Martin Shkreli came under fire after it was learned his company raised the prices of a drug used to fight AIDS by over 4,000 percent.

Martin Shkreli came under fire after it was learned his company raised the prices of a drug used to fight AIDS by over 4,000 percent.

The CEO of a pharmaceutical company that raised the price of a drug used by AIDS patients by over 4,000 percent is now saying his company will lower the price.

Martin Shkreli, the CEO of Turing pharmaceutical company, has been called the most hated man in America after it was learned his company had hiked the price of Daraprim, a drug used by patients with AIDS and certain types of cancer, from $13.50 to $700 a pill.

Daraprim, which fights parasitic infections among those with compromised immune systems, has been around for decades, but Turing procured the rights to it in August.

The scandal went viral, even provoking presidential candidate Hillary Clinton to tweet that as president, she would end “price gouging” by drug companies.

Republican candidate Donald Trump weighed in Wednesday, saying Shkreli “looks like a spoiled brat” to reporters at a press conference in South Carolina

Shkreli, 32, told ABC news that he would lower the price of the medicine to make it “more affordable,” but did not give details. He said Turing gave the drug away for free to about half of those who use it.

Before saying Turing would lower the price, Shkreli had defended the company’s pricing, saying it was needed to turn a profit and to finance more research and development.

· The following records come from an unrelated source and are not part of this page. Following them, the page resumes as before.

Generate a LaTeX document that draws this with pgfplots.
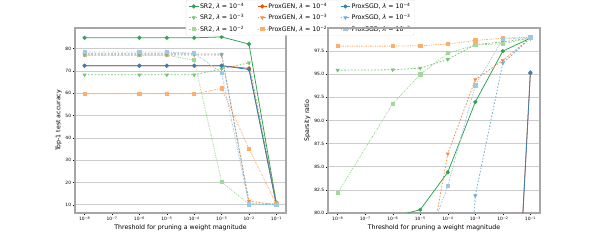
\documentclass[border=0pt]{standalone}
\usepackage{fontspec}
\setmainfont{DejaVu Sans}
\usepackage{pgfplots}
\pgfplotsset{compat=1.18}

\definecolor{gA}{HTML}{31A354}
\definecolor{gB}{HTML}{74C476}
\definecolor{gC}{HTML}{A1D99B}
\definecolor{oA}{HTML}{E6550D}
\definecolor{oB}{HTML}{FD8D3C}
\definecolor{oC}{HTML}{FDAE6B}
\definecolor{bA}{HTML}{3182BD}
\definecolor{bB}{HTML}{6BAED6}
\definecolor{bC}{HTML}{9ECAE1}

\pgfplotsset{
  panel/.style={
    scale only axis,
    xmin=4.47e-9, xmax=0.224,
    xtick={1e-8,1e-7,1e-6,1e-5,1e-4,1e-3,1e-2,1e-1},
    xticklabels={10\textsuperscript{−8},10\textsuperscript{−7},10\textsuperscript{−6},10\textsuperscript{−5},10\textsuperscript{−4},10\textsuperscript{−3},10\textsuperscript{−2},10\textsuperscript{−1}},
    xtick pos=bottom, ytick pos=left, tick align=outside,
    major tick length=3.5pt, minor tick length=2pt,
    tick style={black, line width=0.6pt},
    ymajorgrids, grid style={gray!40, line width=0.9pt},
    axis line style={gray!70, line width=2.2pt},
    ticklabel style={font=\fontsize{8}{9}\selectfont},
    yticklabel style={/pgf/number format/assume math mode=true},
    label style={font=\fontsize{11.3}{13}\selectfont},
    xlabel={Threshold for pruning a weight magnitude},
    every axis plot/.append style={line width=1.4pt, mark size=3pt},
  },
  sA/.style={solid, mark=*, mark options={solid}},
  sB/.style={dashed, mark=triangle*, mark options={solid, rotate=180}},
  sC/.style={dash dot, mark=square*, mark options={solid}},
}

\begin{document}
\begin{tikzpicture}
\path[use as bounding box] (0,0) rectangle (15in,6in);

\begin{semilogxaxis}[panel,
  at={(1.875in,0.675in)}, anchor=south west,
  width=5.275in, height=4.625in,
  ymin=6.3, ymax=89.2, ytick={10,20,30,40,50,60,70,80},
  ylabel={Top-1 test accuracy},
  legend columns=3, transpose legend,
  legend style={at={(1.0664,1.152)}, anchor=north,
    font=\fontsize{11.3}{13}\selectfont, draw=gray!40, rounded corners=2pt,
    cells={anchor=west}, /tikz/every even column/.append style={column sep=22pt},
    inner xsep=5pt, inner ysep=4pt, row sep=5pt},
  legend image post style={line width=1.4pt},
]
\addplot[gA, sA] coordinates {(1e-8,84.8)(1e-6,84.8)(1e-5,84.8)(1e-4,84.8)(1e-3,85.2)(1e-2,82.0)(1e-1,10.6)};
\addlegendentry{SR2, \textit{λ} = 10\textsuperscript{−4}}
\addplot[gB, sB] coordinates {(1e-8,68.2)(1e-6,68.2)(1e-5,68.2)(1e-4,68.2)(1e-3,70.9)(1e-2,73.6)(1e-1,11.2)};
\addlegendentry{SR2, \textit{λ} = 10\textsuperscript{−3}}
\addplot[gC, sC] coordinates {(1e-8,77.0)(1e-6,77.0)(1e-5,77.0)(1e-4,74.8)(1e-3,20.2)(1e-2,10.3)(1e-1,10.5)};
\addlegendentry{SR2, \textit{λ} = 10\textsuperscript{−2}}
\addplot[oA, sA] coordinates {(1e-8,72.3)(1e-6,72.3)(1e-5,72.3)(1e-4,72.3)(1e-3,72.3)(1e-2,71.1)(1e-1,10.0)};
\addlegendentry{ProxGEN, \textit{λ} = 10\textsuperscript{−4}}
\addplot[oB, sB] coordinates {(1e-8,77.1)(1e-6,77.1)(1e-5,77.1)(1e-4,77.1)(1e-3,77.1)(1e-2,11.6)(1e-1,10.0)};
\addlegendentry{ProxGEN, \textit{λ} = 10\textsuperscript{−3}}
\addplot[oC, sC] coordinates {(1e-8,59.7)(1e-6,59.7)(1e-5,59.7)(1e-4,59.7)(1e-3,62.1)(1e-2,35.1)(1e-1,10.2)};
\addlegendentry{ProxGEN, \textit{λ} = 10\textsuperscript{−2}}
\addplot[bA, sA] coordinates {(1e-8,72.3)(1e-6,72.3)(1e-5,72.3)(1e-4,72.3)(1e-3,72.3)(1e-2,70.6)(1e-1,10.0)};
\addlegendentry{ProxSGD, \textit{λ} = 10\textsuperscript{−4}}
\addplot[bB, sB] coordinates {(1e-8,77.6)(1e-6,77.6)(1e-5,77.6)(1e-4,77.6)(1e-3,77.5)(1e-2,10.4)(1e-1,10.0)};
\addlegendentry{ProxSGD, \textit{λ} = 10\textsuperscript{−3}}
\addplot[bC, sC] coordinates {(1e-8,78.4)(1e-6,78.4)(1e-5,78.4)(1e-4,77.9)(1e-3,69.1)(1e-2,10.2)(1e-1,10.0)};
\addlegendentry{ProxSGD, \textit{λ} = 10\textsuperscript{−2}}
\end{semilogxaxis}

\begin{semilogxaxis}[panel,
  at={(8.2in,0.675in)}, anchor=south west,
  width=5.3in, height=4.625in,
  ymin=80, ymax=100, ytick={80,82.5,85,87.5,90,92.5,95,97.5},
  yticklabel style={/pgf/number format/fixed, /pgf/number format/fixed zerofill, /pgf/number format/precision=1},
  ylabel={Sparsity ratio},
]
\addplot[gA, sA] coordinates {(1e-8,79.0)(1e-6,79.6)(1e-5,80.35)(1e-4,84.4)(1e-3,92.0)(1e-2,97.5)(1e-1,98.9)};
\addplot[gB, sB] coordinates {(1e-8,95.44)(1e-6,95.48)(1e-5,95.66)(1e-4,96.6)(1e-3,98.2)(1e-2,98.5)(1e-1,98.9)};
\addplot[gC, sC] coordinates {(1e-8,82.16)(1e-6,91.8)(1e-5,94.97)(1e-4,97.28)(1e-3,98.15)(1e-2,98.3)(1e-1,98.9)};
\addplot[oA, sA] coordinates {(1e-8,20)(1e-6,20)(1e-5,20)(1e-4,25)(1e-3,30)(1e-2,40)(1e-1,95.1)};
\addplot[oB, sB] coordinates {(1e-8,60)(1e-6,65)(1e-5,70)(1e-4,86.4)(1e-3,94.43)(1e-2,96.5)(1e-1,98.9)};
\addplot[oC, sC] coordinates {(1e-8,98.04)(1e-6,98.04)(1e-5,98.08)(1e-4,98.26)(1e-3,98.65)(1e-2,98.9)(1e-1,99.0)};
\addplot[bA, sA] coordinates {(1e-8,20)(1e-6,20)(1e-5,20)(1e-4,25)(1e-3,30)(1e-2,38.5)(1e-1,95.2)};
\addplot[bB, sB] coordinates {(1e-8,20)(1e-6,25)(1e-5,30)(1e-4,40)(1e-3,81.87)(1e-2,96.2)(1e-1,98.9)};
\addplot[bC, sC] coordinates {(1e-8,60)(1e-6,68)(1e-5,74.9)(1e-4,82.9)(1e-3,93.8)(1e-2,98.8)(1e-1,98.95)};
\end{semilogxaxis}
\end{tikzpicture}
\end{document}
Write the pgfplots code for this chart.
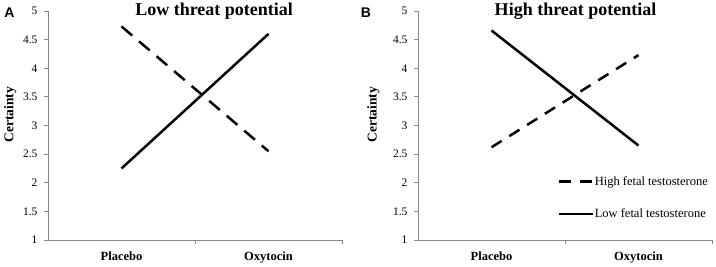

Not all were convinced that the announcement was a win for those needing the drug.

“Shkreli won. He made a huge price increase, rode through the resulting controversy, and now has settled into taking a less huge price increase, but probably still very big price increase,” wrote Forbes magazine.

Shkreli had been outspoken in defending himself on Twitter, accusing the media of vilifying him. Earlier in the week, he made his Twitter feed private.

Not so private, however, is Shkreli's contact information, which was posted online yesterday, according to reports.